Staff Site Reliability Engineer
SecurityScorecard is an industry-leading cybersecurity company backed by Google, Sequoia, and Riverwood. Our mission is to make the world a safer place. We measure your and your vendors' cyber-health by assigning a security rating of A through F based on outside-in, non-intrusive data. Our Comprehensive security ratings, advanced data analytics, and actionable insights discover Third-Party Vulnerabilities & Security Gaps In Real-Time. Headquartered in NYC with over 200+ employees globally, raised over $110M USD, used by 1,000+ enterprise customers, and rating 1.5 million companies. We have created a new category of enterprise software, and our culture has helped us be recognized as one of the 10 hottest SaaS startups in NY for two years in a row. Our vision is to create a new language for companies and their partners to communicate, understand, and improve each other’s security posture.
About the Role
We are seeking a Site Reliability Engineer (SRE) with a knack for solving complex problems. You will combine your acumen for product operations and engineering to help build high-quality solutions which elevate our platform.

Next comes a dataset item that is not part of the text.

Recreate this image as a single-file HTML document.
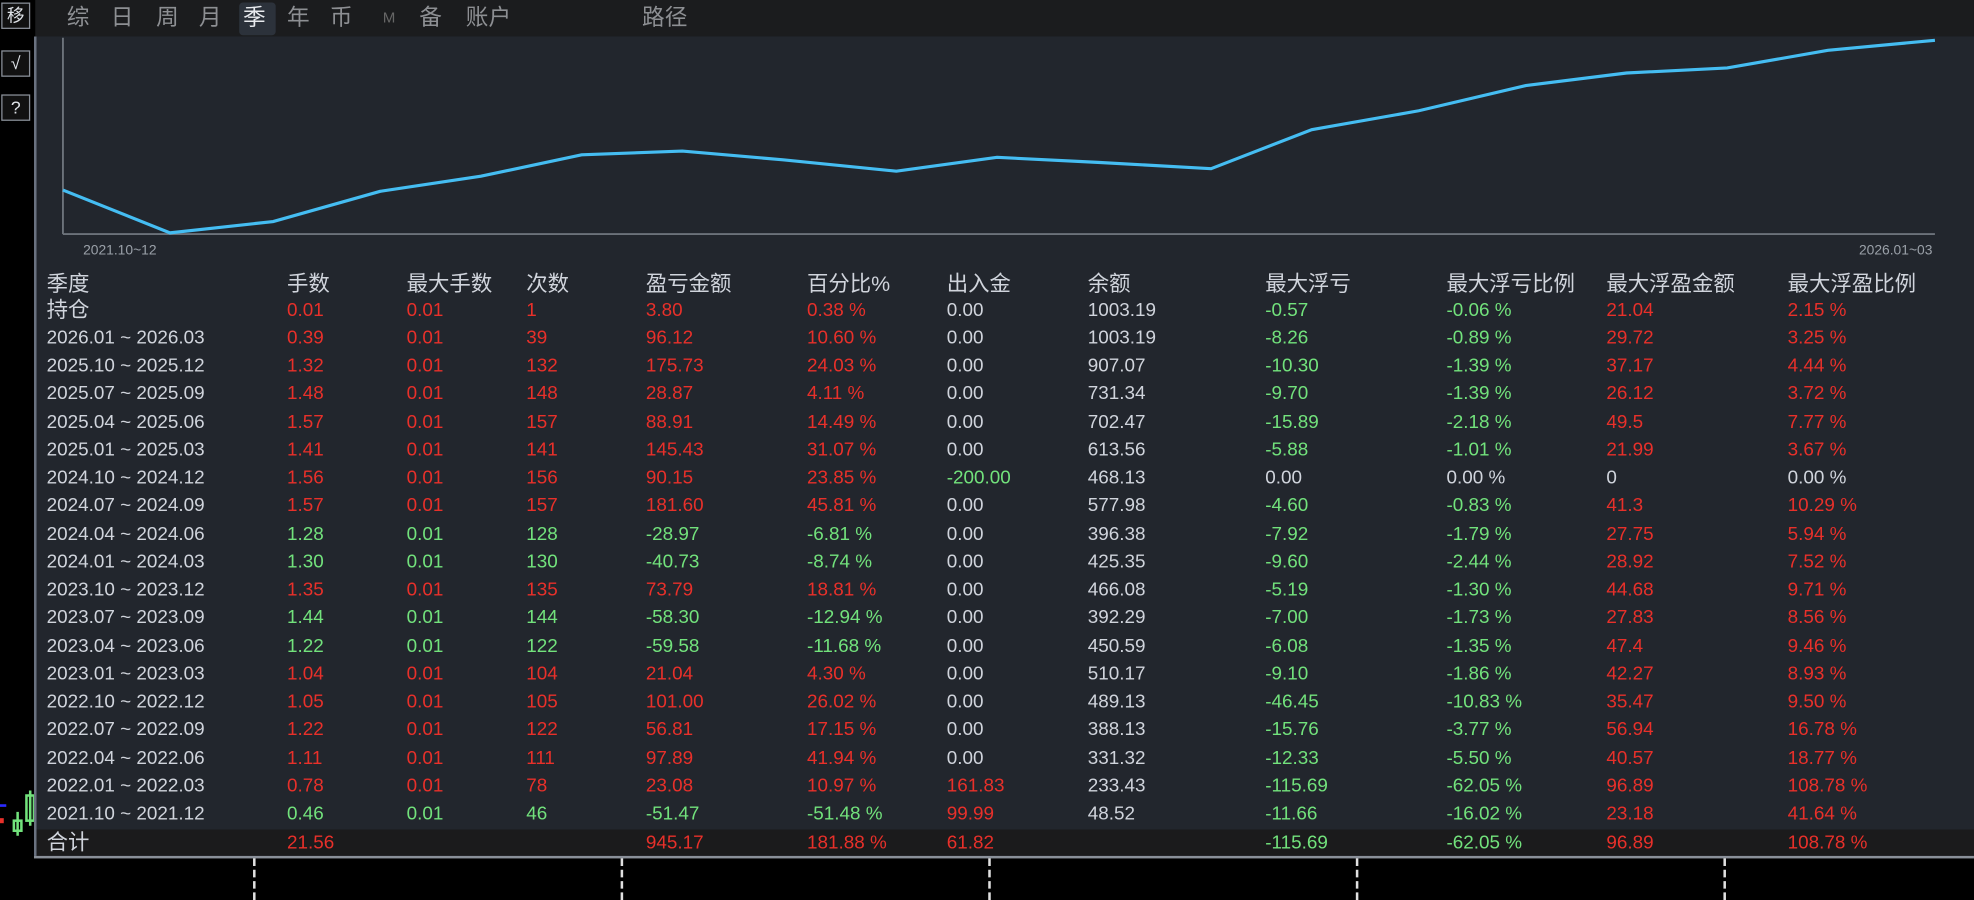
<!DOCTYPE html>
<html><head><meta charset="utf-8"><style>
html,body{margin:0;padding:0;background:#000;width:1974px;height:900px;overflow:hidden}
#w{position:absolute;left:0;top:0;width:1568px;height:715px;transform:scale(1.2589,1.2587);transform-origin:0 0;font-family:"Liberation Sans","Noto Sans CJK SC",sans-serif}
.ic{position:absolute;left:1px;width:21px;height:19px;border:1px solid #8a9099;color:#dfe3e8;font-size:14px;line-height:19px;text-align:center;background:#111}
#top{position:absolute;left:28px;top:0;width:1540px;height:29px;background:#1b1c1e}
.tb{position:absolute;top:3px;font-size:18px;color:#8d8f93;line-height:22px}
#pan{position:absolute;left:27px;top:29px;width:1541px;height:651px;background:#22262d;border-left:2px solid #6a7280}
.r{position:absolute;left:0;width:1541px;height:22px;font-size:15px;line-height:22px}
.r span{position:absolute;white-space:nowrap}
.a{left:8px;color:#d0d4dc}.b{left:199px}.c{left:294px}.d{left:389px}.e{left:484px}.f{left:612px}.g{left:723px}.h{left:835px}.i{left:976px}.j{left:1120px}.k{left:1247px}.l{left:1391px}
.R{color:#e8302a}.G{color:#72e27c}.W{color:#d0d4dc}
.hd{font-size:17px;color:#d0d4dc}
.dl{position:absolute;top:682px;width:0;height:33px;border-left:2px dashed #e0e0e0}
</style></head><body><div id="w">
<div class="ic" style="top:2px">移</div>
<div class="ic" style="top:40px">√</div>
<div class="ic" style="top:75px">?</div>
<svg style="position:absolute;left:0;top:600px" width="27" height="70">
<line x1="0" y1="40" x2="5" y2="40" stroke="#2a2aff" stroke-width="2"/>
<rect x="0" y="50" width="3" height="4" fill="#e8302a"/>
<line x1="14" y1="45" x2="14" y2="64" stroke="#72e27c" stroke-width="2"/>
<rect x="11" y="52" width="6" height="8" fill="none" stroke="#72e27c" stroke-width="2"/>
<line x1="24" y1="28" x2="24" y2="56" stroke="#72e27c" stroke-width="2"/>
<rect x="21" y="32" width="6" height="20" fill="none" stroke="#72e27c" stroke-width="2"/>
</svg>
<div id="top">
<div style="position:absolute;left:162px;top:2px;width:29px;height:26px;background:#2c323b;border-radius:3px"></div>
<span class="tb" style="left:25px">综</span><span class="tb" style="left:60px">日</span><span class="tb" style="left:96px">周</span><span class="tb" style="left:130px">月</span><span class="tb" style="left:165px;color:#e8eaee">季</span><span class="tb" style="left:200px">年</span><span class="tb" style="left:234px">币</span><span class="tb" style="left:276px;font-size:12px;color:#666">M</span><span class="tb" style="left:305px">备</span><span class="tb" style="left:342px">账户</span><span class="tb" style="left:482px">路径</span>
</div>
<div id="pan">
<svg style="position:absolute;left:0;top:0" width="1541" height="180">
<line x1="21" y1="1" x2="21" y2="157" stroke="#6c727a" stroke-width="1.5"/>
<line x1="21" y1="157" x2="1508" y2="157" stroke="#6c727a" stroke-width="1.5"/>
<polyline fill="none" stroke="#45bdf2" stroke-width="2.5" points="21,122 106,156 188,147 273,123 353,111 433,94 513,91 593,98 683,107 763,96 843,100 933,105 1013,74 1098,59 1183,39 1263,29 1343,25 1423,11 1508,3"/>
<text x="37" y="173" font-size="11" fill="#9aa0a8" font-family="Liberation Sans">2021.10~12</text>
<text x="1506" y="173" font-size="11" fill="#9aa0a8" text-anchor="end" font-family="Liberation Sans">2026.01~03</text>
</svg>
<div class="r hd" style="top:186px"><span class="a">季度</span><span class="b">手数</span><span class="c">最大手数</span><span class="d">次数</span><span class="e">盈亏金额</span><span class="f">百分比%</span><span class="g">出入金</span><span class="h">余额</span><span class="i">最大浮亏</span><span class="j">最大浮亏比例</span><span class="k">最大浮盈金额</span><span class="l">最大浮盈比例</span></div>
<div class="r" style="top:207px"><span class="a hd">持仓</span><span class="b R">0.01</span><span class="c R">0.01</span><span class="d R">1</span><span class="e R">3.80</span><span class="f R">0.38 %</span><span class="g W">0.00</span><span class="h W">1003.19</span><span class="i G">-0.57</span><span class="j G">-0.06 %</span><span class="k R">21.04</span><span class="l R">2.15 %</span></div>
<div class="r" style="top:229px"><span class="a">2026.01 ~ 2026.03</span><span class="b R">0.39</span><span class="c R">0.01</span><span class="d R">39</span><span class="e R">96.12</span><span class="f R">10.60 %</span><span class="g W">0.00</span><span class="h W">1003.19</span><span class="i G">-8.26</span><span class="j G">-0.89 %</span><span class="k R">29.72</span><span class="l R">3.25 %</span></div>
<div class="r" style="top:251px"><span class="a">2025.10 ~ 2025.12</span><span class="b R">1.32</span><span class="c R">0.01</span><span class="d R">132</span><span class="e R">175.73</span><span class="f R">24.03 %</span><span class="g W">0.00</span><span class="h W">907.07</span><span class="i G">-10.30</span><span class="j G">-1.39 %</span><span class="k R">37.17</span><span class="l R">4.44 %</span></div>
<div class="r" style="top:273px"><span class="a">2025.07 ~ 2025.09</span><span class="b R">1.48</span><span class="c R">0.01</span><span class="d R">148</span><span class="e R">28.87</span><span class="f R">4.11 %</span><span class="g W">0.00</span><span class="h W">731.34</span><span class="i G">-9.70</span><span class="j G">-1.39 %</span><span class="k R">26.12</span><span class="l R">3.72 %</span></div>
<div class="r" style="top:296px"><span class="a">2025.04 ~ 2025.06</span><span class="b R">1.57</span><span class="c R">0.01</span><span class="d R">157</span><span class="e R">88.91</span><span class="f R">14.49 %</span><span class="g W">0.00</span><span class="h W">702.47</span><span class="i G">-15.89</span><span class="j G">-2.18 %</span><span class="k R">49.5</span><span class="l R">7.77 %</span></div>
<div class="r" style="top:318px"><span class="a">2025.01 ~ 2025.03</span><span class="b R">1.41</span><span class="c R">0.01</span><span class="d R">141</span><span class="e R">145.43</span><span class="f R">31.07 %</span><span class="g W">0.00</span><span class="h W">613.56</span><span class="i G">-5.88</span><span class="j G">-1.01 %</span><span class="k R">21.99</span><span class="l R">3.67 %</span></div>
<div class="r" style="top:340px"><span class="a">2024.10 ~ 2024.12</span><span class="b R">1.56</span><span class="c R">0.01</span><span class="d R">156</span><span class="e R">90.15</span><span class="f R">23.85 %</span><span class="g G">-200.00</span><span class="h W">468.13</span><span class="i W">0.00</span><span class="j W">0.00 %</span><span class="k W">0</span><span class="l W">0.00 %</span></div>
<div class="r" style="top:362px"><span class="a">2024.07 ~ 2024.09</span><span class="b R">1.57</span><span class="c R">0.01</span><span class="d R">157</span><span class="e R">181.60</span><span class="f R">45.81 %</span><span class="g W">0.00</span><span class="h W">577.98</span><span class="i G">-4.60</span><span class="j G">-0.83 %</span><span class="k R">41.3</span><span class="l R">10.29 %</span></div>
<div class="r" style="top:385px"><span class="a">2024.04 ~ 2024.06</span><span class="b G">1.28</span><span class="c G">0.01</span><span class="d G">128</span><span class="e G">-28.97</span><span class="f G">-6.81 %</span><span class="g W">0.00</span><span class="h W">396.38</span><span class="i G">-7.92</span><span class="j G">-1.79 %</span><span class="k R">27.75</span><span class="l R">5.94 %</span></div>
<div class="r" style="top:407px"><span class="a">2024.01 ~ 2024.03</span><span class="b G">1.30</span><span class="c G">0.01</span><span class="d G">130</span><span class="e G">-40.73</span><span class="f G">-8.74 %</span><span class="g W">0.00</span><span class="h W">425.35</span><span class="i G">-9.60</span><span class="j G">-2.44 %</span><span class="k R">28.92</span><span class="l R">7.52 %</span></div>
<div class="r" style="top:429px"><span class="a">2023.10 ~ 2023.12</span><span class="b R">1.35</span><span class="c R">0.01</span><span class="d R">135</span><span class="e R">73.79</span><span class="f R">18.81 %</span><span class="g W">0.00</span><span class="h W">466.08</span><span class="i G">-5.19</span><span class="j G">-1.30 %</span><span class="k R">44.68</span><span class="l R">9.71 %</span></div>
<div class="r" style="top:451px"><span class="a">2023.07 ~ 2023.09</span><span class="b G">1.44</span><span class="c G">0.01</span><span class="d G">144</span><span class="e G">-58.30</span><span class="f G">-12.94 %</span><span class="g W">0.00</span><span class="h W">392.29</span><span class="i G">-7.00</span><span class="j G">-1.73 %</span><span class="k R">27.83</span><span class="l R">8.56 %</span></div>
<div class="r" style="top:474px"><span class="a">2023.04 ~ 2023.06</span><span class="b G">1.22</span><span class="c G">0.01</span><span class="d G">122</span><span class="e G">-59.58</span><span class="f G">-11.68 %</span><span class="g W">0.00</span><span class="h W">450.59</span><span class="i G">-6.08</span><span class="j G">-1.35 %</span><span class="k R">47.4</span><span class="l R">9.46 %</span></div>
<div class="r" style="top:496px"><span class="a">2023.01 ~ 2023.03</span><span class="b R">1.04</span><span class="c R">0.01</span><span class="d R">104</span><span class="e R">21.04</span><span class="f R">4.30 %</span><span class="g W">0.00</span><span class="h W">510.17</span><span class="i G">-9.10</span><span class="j G">-1.86 %</span><span class="k R">42.27</span><span class="l R">8.93 %</span></div>
<div class="r" style="top:518px"><span class="a">2022.10 ~ 2022.12</span><span class="b R">1.05</span><span class="c R">0.01</span><span class="d R">105</span><span class="e R">101.00</span><span class="f R">26.02 %</span><span class="g W">0.00</span><span class="h W">489.13</span><span class="i G">-46.45</span><span class="j G">-10.83 %</span><span class="k R">35.47</span><span class="l R">9.50 %</span></div>
<div class="r" style="top:540px"><span class="a">2022.07 ~ 2022.09</span><span class="b R">1.22</span><span class="c R">0.01</span><span class="d R">122</span><span class="e R">56.81</span><span class="f R">17.15 %</span><span class="g W">0.00</span><span class="h W">388.13</span><span class="i G">-15.76</span><span class="j G">-3.77 %</span><span class="k R">56.94</span><span class="l R">16.78 %</span></div>
<div class="r" style="top:563px"><span class="a">2022.04 ~ 2022.06</span><span class="b R">1.11</span><span class="c R">0.01</span><span class="d R">111</span><span class="e R">97.89</span><span class="f R">41.94 %</span><span class="g W">0.00</span><span class="h W">331.32</span><span class="i G">-12.33</span><span class="j G">-5.50 %</span><span class="k R">40.57</span><span class="l R">18.77 %</span></div>
<div class="r" style="top:585px"><span class="a">2022.01 ~ 2022.03</span><span class="b R">0.78</span><span class="c R">0.01</span><span class="d R">78</span><span class="e R">23.08</span><span class="f R">10.97 %</span><span class="g R">161.83</span><span class="h W">233.43</span><span class="i G">-115.69</span><span class="j G">-62.05 %</span><span class="k R">96.89</span><span class="l R">108.78 %</span></div>
<div class="r" style="top:607px"><span class="a">2021.10 ~ 2021.12</span><span class="b G">0.46</span><span class="c G">0.01</span><span class="d G">46</span><span class="e G">-51.47</span><span class="f G">-51.48 %</span><span class="g R">99.99</span><span class="h W">48.52</span><span class="i G">-11.66</span><span class="j G">-16.02 %</span><span class="k R">23.18</span><span class="l R">41.64 %</span></div>
<div class="r" style="top:630px;height:21px;background:#1b1b1c"><span class="a hd">合计</span><span class="b R">21.56</span><span class="e R">945.17</span><span class="f R">181.88 %</span><span class="g R">61.82</span><span class="i G">-115.69</span><span class="j G">-62.05 %</span><span class="k R">96.89</span><span class="l R">108.78 %</span></div>
</div>
<div style="position:absolute;left:27px;top:680px;width:1541px;height:2px;background:#8a9099"></div>
<div class="dl" style="left:201px"></div><div class="dl" style="left:493px"></div><div class="dl" style="left:785px"></div><div class="dl" style="left:1077px"></div><div class="dl" style="left:1369px"></div>
</div></body></html>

More specifically, you will be responsible for availability, latency, performance, efficiency, monitoring, emergency response, and infrastructure planning of SecurityScorecard’s platform. On a daily basis, you will both resolve problems as they arise and then design infrastructure and automation to eliminate or iteratively fix these incidents going forward. Any reactive fix you encounter will motivate and propel you towards creating key infrastructure improvements.
What you will do
- Work with the rest of the team to improve the reliability of the product and its individual services
- Identify and automate solutions to improve the performance, monitoring, scalability, and overall stability of our platform
- Troubleshoot and identify service level issues
- Collaborate with engineering teams to design, maintain, and support backend applications
- Service operational tickets that deal with existing issues, and identify places where automation could be used to limit/eliminate future incidents
- Participate in capacity/infrastructure planning and implementation of small and large-scale distributed systems
- Research new technology and methodologies for improvement projects
- Be on-call periodically
- 6+ years of overall experience in software engineering, systems administration, DevOps, SRE, or related disciplines
- 5 years experience managing enterprise applications in AWS
- Continuous Integration/Deployment pipelines experience (Eg. Jenkins)
- Experience in Logging & Monitoring solutions and techniques (Eg. Datadog, Splunk, logstash)
- Experience with Containers (Docker, ECS)
- Configuration Management (Terraform, Ansible) experience preferred
- Experience using Golang or Python
- Strong troubleshooting and analytical skills
- Working knowledge of industry standard network protocols and services
We offer a competitive salary, stock options, a comprehensive benefits package, including health and dental insurance, unlimited PTO, parental leave, tuition reimbursements, and much more!
SecurityScorecard embraces diversity. We believe that our team is strengthened through hiring and retaining employees with diverse backgrounds, skillsets, ideas, and perspectives. We make hiring decisions based upon merit and do not discriminate based on race, religion, national origin, gender identity or expression, sexual orientation, age, or marital, veteran, or disability status.